Still Small Voice
Proverbs 3:5-6 New American Standard Bible (NASB)
5 Trust in the Lord with all your heart
And do not lean on your own understanding.
6 In all your ways acknowledge Him,
And He will make your paths straight.
Several years back, while putting away laundry, God spoke to me in a still small voice. I was totally focused on getting ready for the next work week. I don’t recall there being any sound such as TV or radio. But as clear as the TV would have sounded, I heard God speak to me about something that was to come in my life. Right there with a freshly laundered shirt in my hand. I heard God speak to me. Suddenly, I stopped in my tracks and looked around the room. Imagine the look on my face. My surprise was not so much because He spoke; but what he said, was totally un-expectant. It was an answer to a longtime prayer.
Before I regained my steps and continued with my never ending laundry; I thanked and praised God enormously. Instantly, I knew in my spirit that although He gave me that new and special revelation, it would be some time before it would come to fruition.
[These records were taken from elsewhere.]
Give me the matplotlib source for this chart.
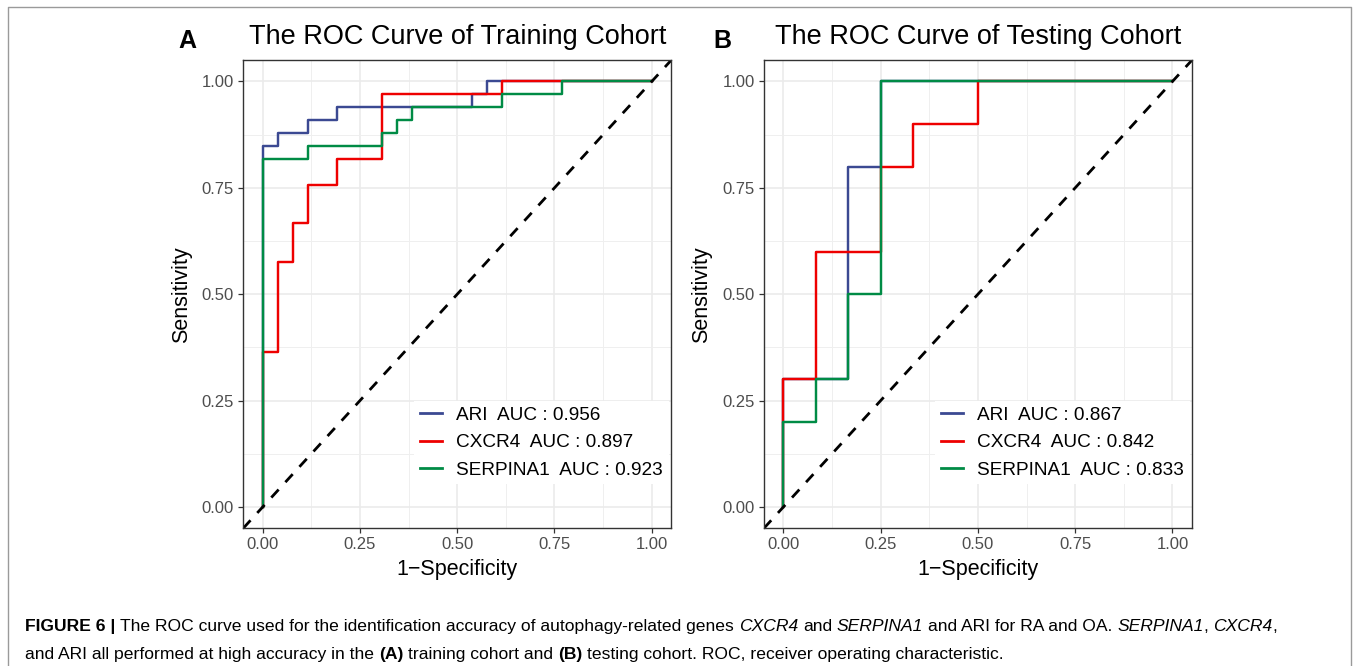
import matplotlib
matplotlib.use('Agg')
import matplotlib.pyplot as plt
from matplotlib.lines import Line2D

plt.rcParams['font.family'] = ['Liberation Sans', 'DejaVu Sans']

W, H = 1355, 666

# ROC corner points as counts (false positives, true positives)
train_neg, train_pos = 26, 33
train_ari_fp = [0, 0, 1, 1, 3, 3, 5, 5, 14, 14, 15, 15, 26]
train_ari_tp = [0, 28, 28, 29, 29, 30, 30, 31, 31, 32, 32, 33, 33]
train_cxcr4_fp = [0, 0, 1, 1, 2, 2, 3, 3, 5, 5, 8, 8, 16, 16, 26]
train_cxcr4_tp = [0, 12, 12, 19, 19, 22, 22, 25, 25, 27, 27, 32, 32, 33, 33]
train_serp_fp = [0, 0, 3, 3, 8, 8, 9, 9, 10, 10, 16, 16, 20, 20, 26]
train_serp_tp = [0, 27, 27, 28, 28, 29, 29, 30, 30, 31, 31, 32, 32, 33, 33]

test_neg, test_pos = 12, 10
test_ari_fp = [0, 0, 2, 2, 3, 3, 12]
test_ari_tp = [0, 3, 3, 8, 8, 10, 10]
test_cxcr4_fp = [0, 0, 1, 1, 3, 3, 4, 4, 6, 6, 12]
test_cxcr4_tp = [0, 3, 3, 6, 6, 8, 8, 9, 9, 10, 10]
test_serp_fp = [0, 0, 1, 1, 2, 2, 3, 3, 12]
test_serp_tp = [0, 2, 2, 3, 3, 5, 5, 10, 10]

genes = ['ARI', 'CXCR4', 'SERPINA1']
train_auc = [0.956, 0.897, 0.923]
test_auc = [0.867, 0.842, 0.833]
colors = ['#3B4992', '#EE0000', '#008B45']
ticks = [0, 0.25, 0.5, 0.75, 1.0]
tick_labels = ['0.00', '0.25', '0.50', '0.75', '1.00']
minor_ticks = [0.125, 0.375, 0.625, 0.875]

fig = plt.figure(figsize=(W / 100, H / 100), dpi=100)
axA = fig.add_axes([243.2 / W, (H - 528.3) / H, 428 / W, 468.1 / H])
axB = fig.add_axes([763.9 / W, (H - 528.3) / H, 428 / W, 468.1 / H])


def roc_panel(ax, fps, tps, n_neg, n_pos, aucs, title, letter, letter_x):
    ax.set_xlim(-0.05, 1.05)
    ax.set_ylim(-0.05, 1.05)
    ax.set_xticks(ticks, tick_labels)
    ax.set_yticks(ticks, tick_labels)
    ax.set_xticks(minor_ticks, minor=True)
    ax.set_yticks(minor_ticks, minor=True)
    ax.grid(which='major', color='#EBEBEB', lw=1.2)
    ax.grid(which='minor', color='#EFEFEF', lw=0.7)
    ax.set_axisbelow(True)
    ax.tick_params(which='minor', length=0)
    ax.tick_params(which='major', length=3.6, width=0.9, color='#333333',
                   labelcolor='#4D4D4D', labelsize=12, pad=3)
    for sp in ax.spines.values():
        sp.set_color('#333333')
        sp.set_linewidth(1.0)

    for fp, tp, gene, auc, c in zip(fps, tps, genes, aucs, colors):
        x = [v / n_neg for v in fp]
        y = [v / n_pos for v in tp]
        ax.plot(x, y, color=c, lw=1.75, label=f'{gene}  AUC : {auc:.3f}')
    ax.axline((0, 0), (1, 1), color='black', lw=2, linestyle=(0, (3.9, 3.6)))

    leg = ax.legend(loc='center left', bbox_to_anchor=(0.40, 0.183), fontsize=13.7,
                    handlelength=1.17, handletextpad=0.73, labelspacing=0.53,
                    borderpad=0.3, borderaxespad=0, fancybox=False, framealpha=1)
    leg.get_frame().set_edgecolor('none')
    for h in leg.get_lines():
        h.set_linewidth(2.0)

    ax.set_title(title, fontsize=19.5, pad=11.5)
    ax.set_xlabel('1\u2212Specificity', fontsize=15.5)
    ax.set_ylabel('Sensitivity', fontsize=15.5)
    ax.xaxis.set_label_coords(0.5, -0.087)
    ax.xaxis.label.set_verticalalignment('center')
    ax.yaxis.set_label_coords(-0.145, 0.5)
    ax.yaxis.label.set_verticalalignment('center')

    fig.text(letter_x / W, 1 - 41.5 / H, letter, fontsize=18, fontweight='bold',
             ha='center', va='center')


roc_panel(axA, [train_ari_fp, train_cxcr4_fp, train_serp_fp],
          [train_ari_tp, train_cxcr4_tp, train_serp_tp], train_neg, train_pos,
          train_auc, 'The ROC Curve of Training Cohort', 'A', 187)
roc_panel(axB, [test_ari_fp, test_cxcr4_fp, test_serp_fp],
          [test_ari_tp, test_cxcr4_tp, test_serp_tp], test_neg, test_pos,
          test_auc, 'The ROC Curve of Testing Cohort', 'B', 722)

# outer frame of the figure page
fig.add_artist(Line2D([8 / W, 8 / W, 1351 / W, 1351 / W], [0, 1 - 7 / H, 1 - 7 / H, 0],
                      color='#9A9A9A', lw=1.0, transform=fig.transFigure))

# caption with mixed styles
cap1 = [('FIGURE 6 |', 'bold'),
        (' The ROC curve used for the identification accuracy of autophagy-related genes ', 'normal'),
        ('CXCR4', 'italic'), (' and ', 'normal'), ('SERPINA1', 'italic'),
        (' and ARI for RA and OA. ', 'normal'), ('SERPINA1', 'italic'), (', ', 'normal'),
        ('CXCR4', 'italic'), (',', 'normal')]
cap2 = [('and ARI all performed at high accuracy in the ', 'normal'), ('(A)', 'bold'),
        (' training cohort and ', 'normal'), ('(B)', 'bold'),
        (' testing cohort. ROC, receiver operating characteristic.', 'normal')]

renderer = fig.canvas.get_renderer()


def write_line(runs, x0, y, size):
    x = x0
    made = []
    space = 0.278 * size * 100 / 72
    for s, style in runs:
        core = s.strip(' ')
        x += (len(s) - len(s.lstrip(' '))) * space
        t = fig.text(x / W, 1 - y / H, core, fontsize=size, va='baseline', ha='left',
                     fontweight='bold' if style == 'bold' else 'normal',
                     fontstyle='italic' if style == 'italic' else 'normal')
        x = t.get_window_extent(renderer).x1
        x += (len(s) - len(s.rstrip(' '))) * space
        made.append(t)
    return x, made


end, tmp = write_line(cap1, 25, 631, 10)
for t in tmp:
    t.remove()
cap_size = 10 * (1280 - 25) / (end - 25)
write_line(cap1, 25, 631, cap_size)
write_line(cap2, 25, 659, cap_size)

fig.savefig('out.png', dpi=100)
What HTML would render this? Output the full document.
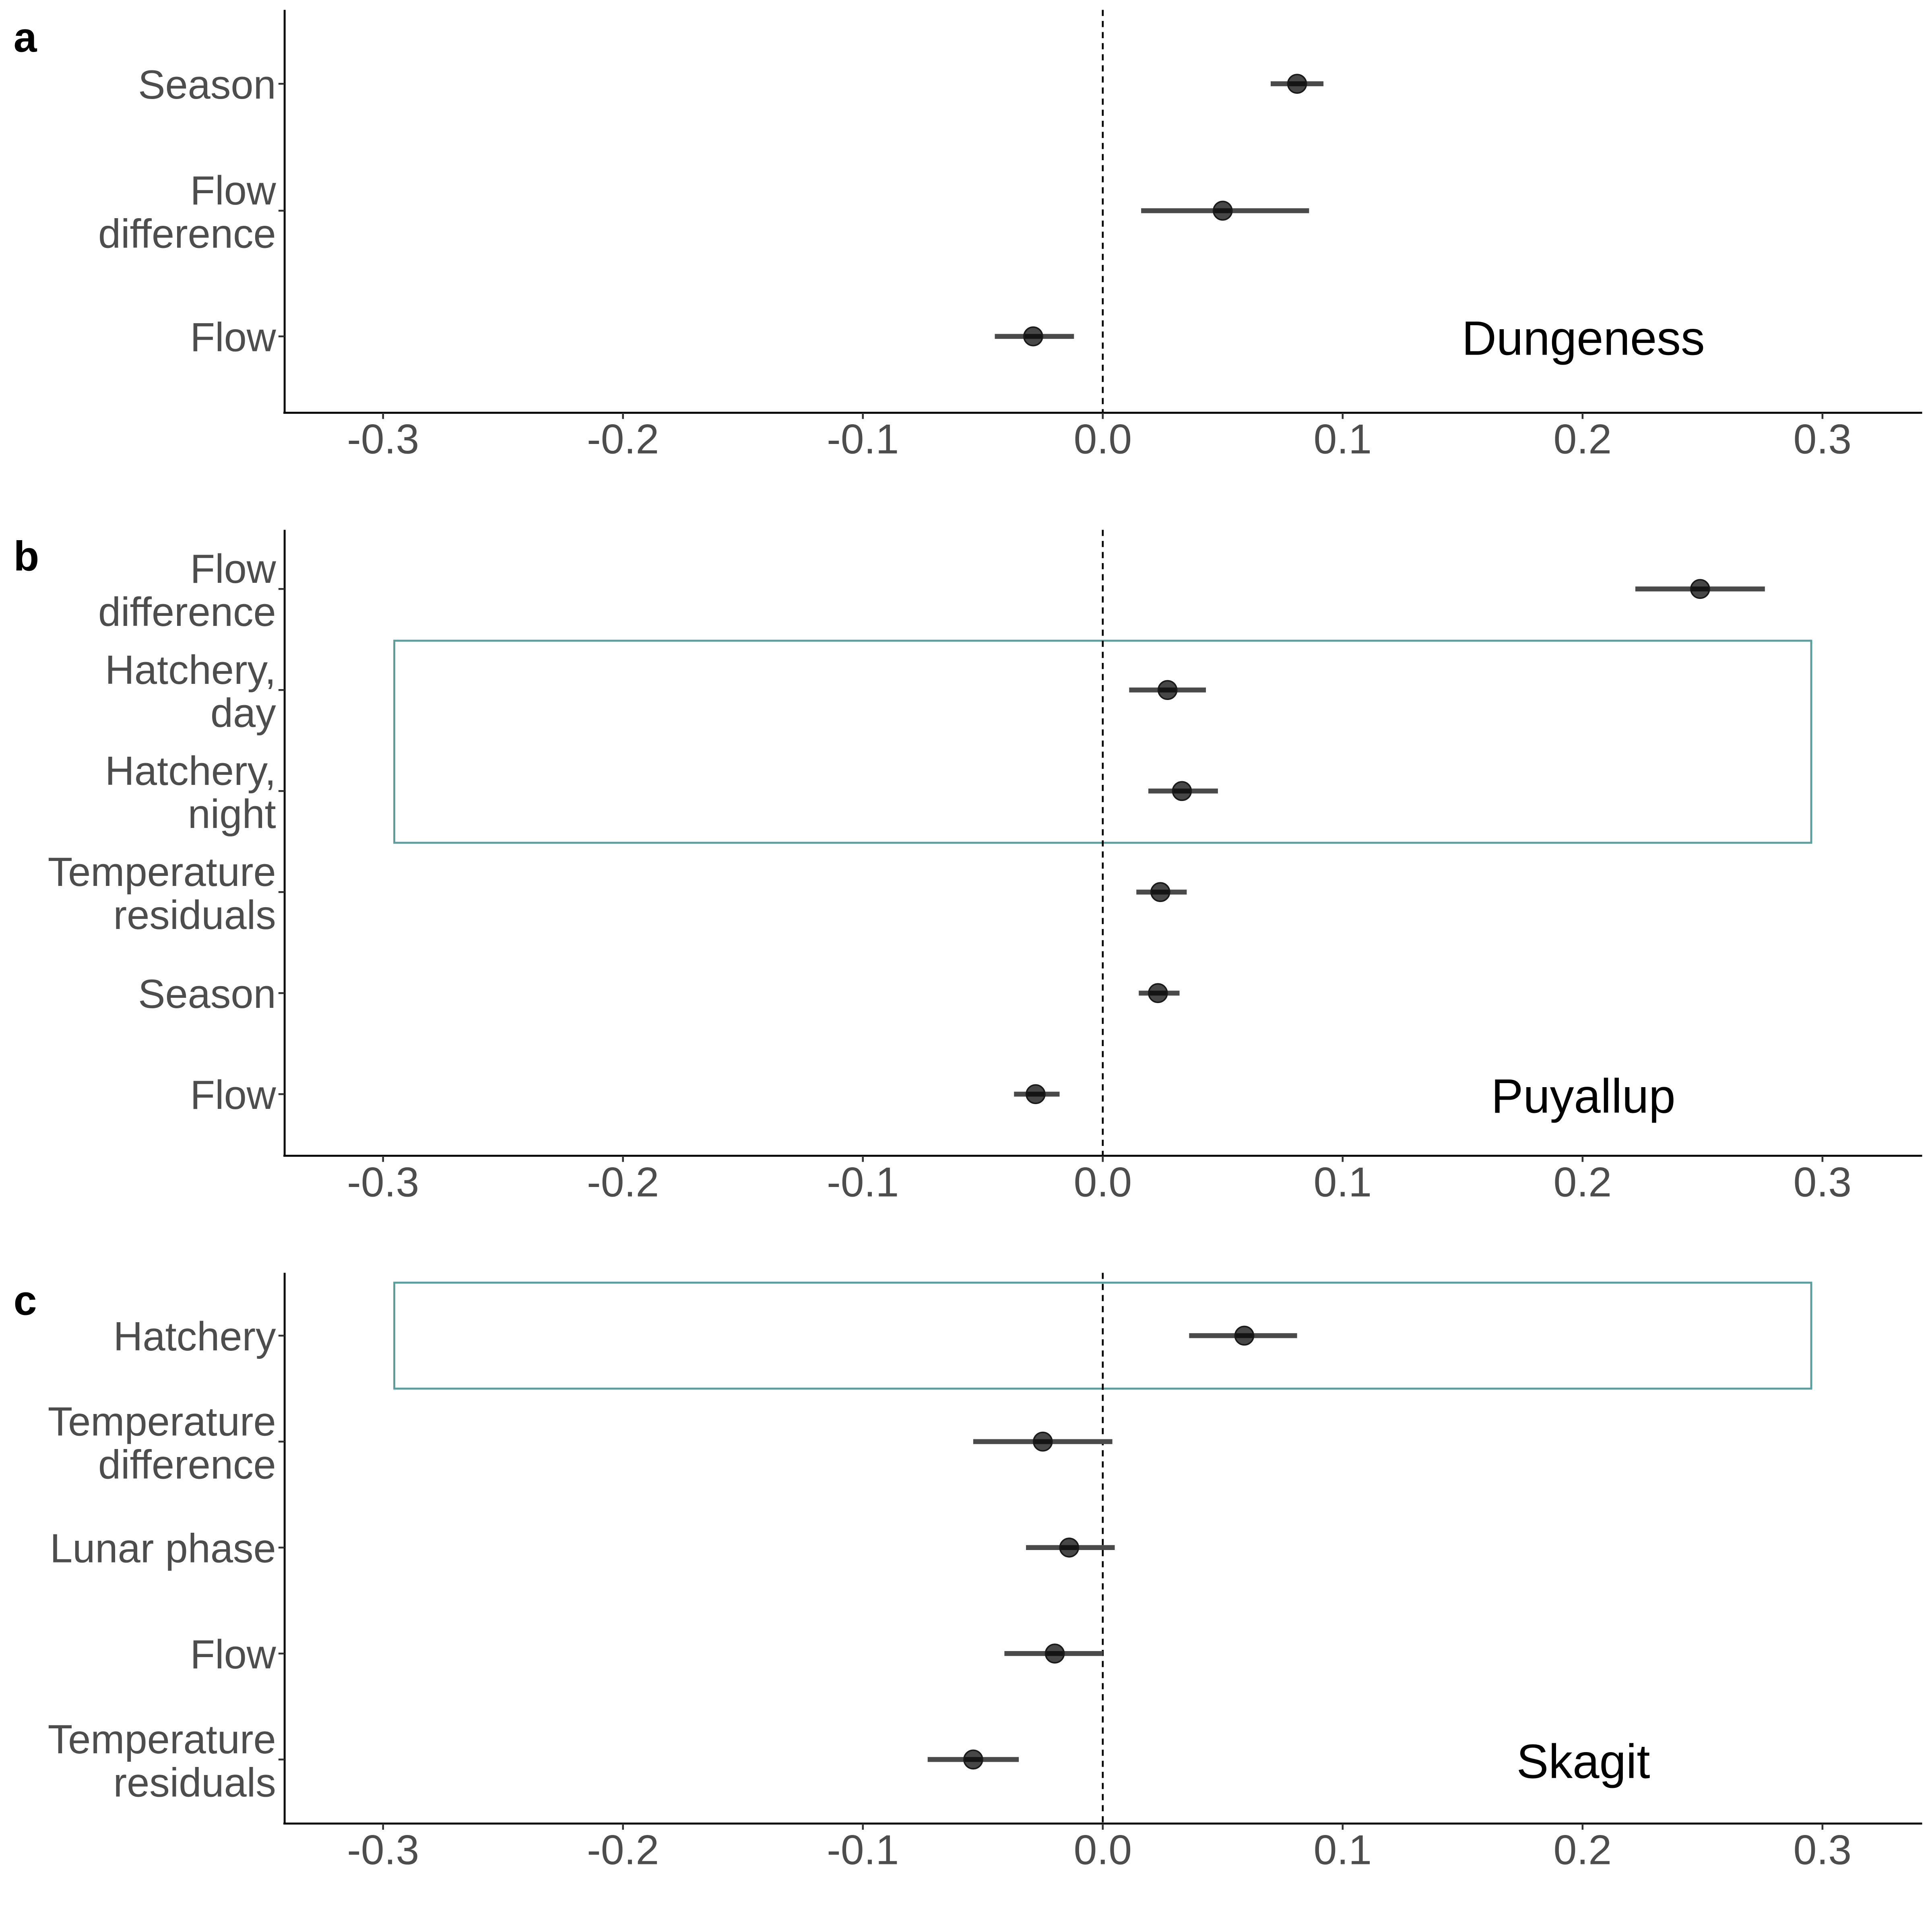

Fast forward to a year or so ago. I witnessed something, that to my understanding, made what God said to me in his still small voice seem like an absolute impossibility. I was instantly crushed. My heart was broken in to a million pieces right there in the parking garage. I slammed myself into the car and started a full on meltdown. As I drove, the meltdown, in my car on a major highway was Lifetime TV ready! After all, we are talking years since God gave me this revelation. I cried and yelled at God, and cried some more. This cry was the serious, not so pretty variety. I told Him that I thought I was certain of what he told me. How could I be so wrong, God? In my tantrum, I reminded God (in the event that He forgot) that I have been being faithful and patient. Then it happened, right there in the midst of my level ten meltdown…the still small voice. He said “trust in the Lord with all your heart and lean not to your own understanding, in all your ways acknowledge me and I will make your paths straight.” I heard Him, again! I did the post cry heavy breathing routine and got myself together. As I managed to pull over at my destination, I felt as if my Father calmed me down like a toddler after booboo yielding fall.
What we’re told not to lean on is our “own understanding,” meaning conclusions based primarily on our own perceptions. Our own understanding simply will not bear the full weight of reality. So many of the things that cause us the most difficulty and heartache in life, the source of so much of our anxiety, fear, doubt, and anger with others and with God, is the result of leaning on our own understanding.
To date, what God told me years ago while doing laundry has yet to come to pass. I don’t know when it will. But when I get weary and doubtful God speaks to me either in a still small voice or through reading His scripture. Over the years, He has reminded me that He is a sovereign and loving God. My duty is to trust in Him. In exercising faith — trusting fully in the Lord and not leaning on our own understanding — we’re not setting aside our intellect. We’re resting our wisdom and sovereignty of God. But, I am so glad that even in the throes of a storm of doubt, I hear can hear Him. Quietly, He speaks to me. Gently, He leads me with His still small voice.